José Leonardo Rincón, S. J.*
“Mirar
los toros desde la barrera” era una expresión que
usábamos para decir que es muy fácil y cómodo decir lo que hay que hacer,
juzgar si lo está haciendo bien o mal, decidir si era de nuestros afectos o no.
Desde
la distancia, el espectador, apoltronado en su silla, aplaude, grita, manotea,
insulta, crítica, se enardece, celebra y rumia sus afectos o desafectos.

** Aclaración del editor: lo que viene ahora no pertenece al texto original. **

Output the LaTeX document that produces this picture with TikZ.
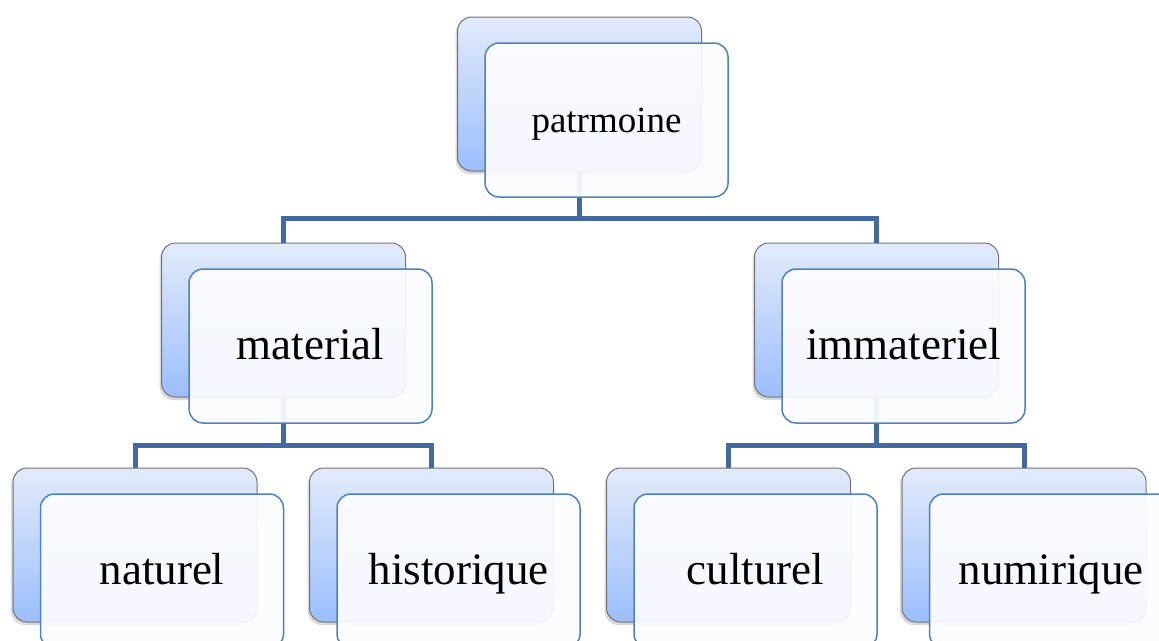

Pasaba
en las proscritas corridas, pero pasa también en el fútbol donde los aficionados,
convertidos en “pontífices” emiten sus radicales veredictos, descalifican,
hacen cambios, profieren sus sabias estrategias, nos dan a conocer sus
concluyentes soluciones. Así mismo en la política cuando no se está en el
gobierno y se descalifica o porque se hizo o porque no se hizo. Pasa en las
organizaciones. Pasa en la vida…
La
gente no sabe lo que es estar en la arena, sola y de frente a un miura, con los
tendidos llenos y esperando a que el osado torero exponga su vida capoteando las
embestidas del animal. Al hincha, amante del fútbol, que a lo mejor es un
tronco en el juego del barrio, le queda muy fácil ser técnico cuando no está
sudando la camiseta frente a 10, 20 o 30 mil aficionados, improvisados técnicos
como él, cada uno diciendo lo que hay que hacer. Al político que estaba en la
oposición y cuestionaba la ineficiencia de los altos funcionarios, cuando lo
nombran en un cargo público se encuentra que está ahora en la mira de millones
de ciudadanos mordaces y siempre insatisfechos que lo despedazan con sus
críticas. Caerá entonces en cuenta de que ahora las cosas son a otro precio. El
empleado aprovechará las horas de almuerzo para practicar su canibalismo y rajar
del jefe y sus compañeros, hacer catarsis y sacar sus taxativas conclusiones.
Siempre,
no lo dudemos, es muy fácil juzgar desde la barrera. Es cómodo, sencillo y
barato. Estamos mal acostumbrados a emitir juicios ligeros sobre personas y
situaciones y a hacerlo desde una mirada subjetiva, sesgada, parcializada, sin
datos ciertos, movidos por afectos o desafectos, por pasiones más que por
razones. Lo hacemos, además, sin medir el alcance de nuestros juicios, las
implicaciones y efectos que puedan desencadenar, la difamación que conlleva, el
daño reputacional.
Cuando
hay empatía y uno se pone en los zapatos del otro, hay mesura, hay cordura, hay
ponderación. Los absolutos se relativizan, los radicales se moderan. Los
juicios implacables se suavizan. Solo ubicándose si no realmente, al menos
virtualmente en el puesto del otro, se alcanza una objetividad mayor. Muchas
veces, puestos desde la barrera, la invitación es a ser más cautos antes de
lanzar conclusiones ligeras y atrevidas. La lengua es el peor azote y nos puede
salir por la culata cual búmeran. ¡Cuidado!